Rifkind personifies the problem with the ISC: that it is a tame creature of the executive, and not the public. Rifkind is a former Conservative party foreign secretary and defence minister. When in government he received briefs from MI6, the agency he is now supposed to drag to account. The prime minister hand-picked the ISC’s members, vetting anyone likely to cause trouble. In the words of Huhne, ‘All its MPs are paid-up members of the security establishment.’

From the outside the ISC looks weak, too close to government, and reluctant to grill Britain’s securocrats. It has a small team of part-time staff and only nine cross-party
members. This lack of clout raises the question of how it can provide credible oversight. (The three agencies have a £2 billion budget and 10,000-plus staff.) Rifkind shrugs this off. He says the ISC got new powers in early 2013, reports to parliament, and can now force the spooks to hand over material. Its budget also went up from £700,000 to £1.3 million, he says.
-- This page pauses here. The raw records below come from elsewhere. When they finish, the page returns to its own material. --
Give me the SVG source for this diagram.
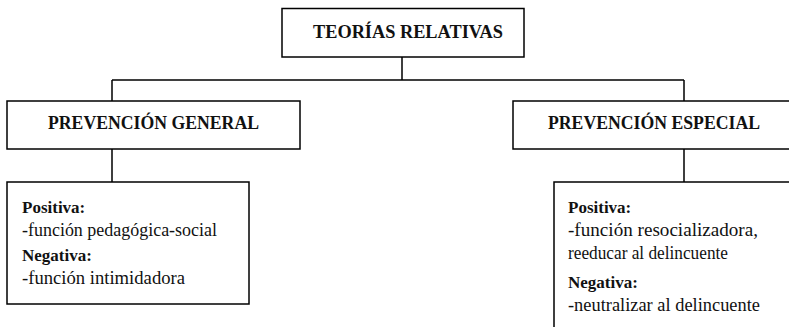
<svg xmlns="http://www.w3.org/2000/svg" width="789" height="327" viewBox="0 0 789 327">
  <style>
    .box { fill: #fff; stroke: #000; stroke-width: 1.5; }
    .conn { fill: none; stroke: #000; stroke-width: 1.5; }
    .hdr { font-family: 'Liberation Serif', serif; font-size: 18px; font-weight: bold; fill: #111; }
    .lbl { font-family: 'Liberation Serif', serif; font-size: 17px; font-weight: bold; fill: #111; }
    .txt { font-family: 'Liberation Serif', serif; font-size: 18px; fill: #111; }
  </style>
  <rect width="789" height="327" fill="#fff"/>
  <g id="connectors">
    <path class="conn" d="M402,57 V80 M112,80 H684 M112,80 V101 M684,80 V101 M112,149 V182 M684,149 V182"/>
  </g>
  <g id="teorias-relativas">
    <rect class="box" x="282" y="8.5" width="242" height="48.5"/>
    <text class="hdr" x="313" y="38" textLength="190" lengthAdjust="spacingAndGlyphs">TEORÍAS RELATIVAS</text>
  </g>
  <g id="prevencion-general">
    <rect class="box" x="7" y="101" width="293" height="48"/>
    <text class="hdr" x="48" y="129" textLength="211" lengthAdjust="spacingAndGlyphs">PREVENCIÓN GENERAL</text>
  </g>
  <g id="prevencion-especial">
    <rect class="box" x="513" y="101" width="290" height="48"/>
    <text class="hdr" x="548" y="129" textLength="212" lengthAdjust="spacingAndGlyphs">PREVENCIÓN ESPECIAL</text>
  </g>
  <g id="general-detalle">
    <rect class="box" x="7" y="182" width="242" height="122"/>
    <text class="lbl" x="22" y="213">Positiva:</text>
    <text class="txt" x="22" y="236" textLength="195" lengthAdjust="spacingAndGlyphs">-función pedagógica-social</text>
    <text class="lbl" x="22" y="261">Negativa:</text>
    <text class="txt" x="22" y="284" textLength="163" lengthAdjust="spacingAndGlyphs">-función intimidadora</text>
  </g>
  <g id="especial-detalle">
    <rect class="box" x="554" y="182" width="250" height="160"/>
    <text class="lbl" x="568" y="213">Positiva:</text>
    <text class="txt" x="568" y="236" textLength="190" lengthAdjust="spacingAndGlyphs">-función resocializadora,</text>
    <text class="txt" x="568" y="259" textLength="160" lengthAdjust="spacingAndGlyphs">reeducar al delincuente</text>
    <text class="lbl" x="568" y="288">Negativa:</text>
    <text class="txt" x="568" y="311" textLength="192" lengthAdjust="spacingAndGlyphs">-neutralizar al delincuente</text>
  </g>
</svg>
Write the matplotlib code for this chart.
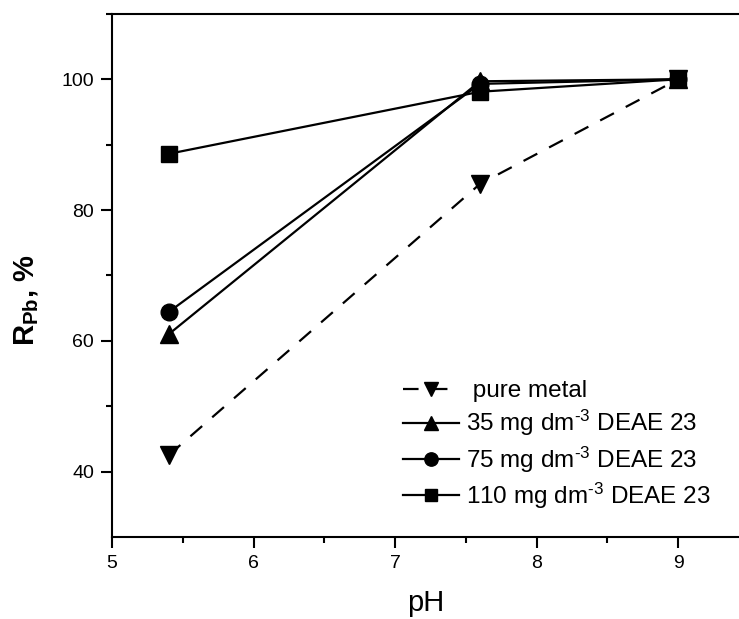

Arguably, the ISC’s biggest weakness is that its members are not … well, getting any younger. Most are in the twilight of their political careers. Like Dianne Feinstein, the 80-year-old chair of the Senate intelligence committee, Rifkind isn’t exactly a child of the internet age. As supposed regulators, can they really decipher highly complex and technical documents? Rusbridger cites the example of a very senior member of the British cabinet who had followed the Snowden stories only hazily and whose main experience of intelligence seemed to date back to the 1970s. ‘The trouble with MPs,’ this senior politician admitted, ‘is most of us don’t really understand the internet.’

In the Snowden files, GCHQ types boast of Britain’s flexible surveillance laws and comparatively weak regulatory regime – a ‘selling point’ for the Americans. (The other two advantages, according to a top-secret 2013 GCHQ document, are the UK’s ‘geography’ and ‘partnerships’.) The UK’s legal regime isn’t merely open to elastic interpretation. It was drafted in an analogue age, well before the explosion in technology and Big Data.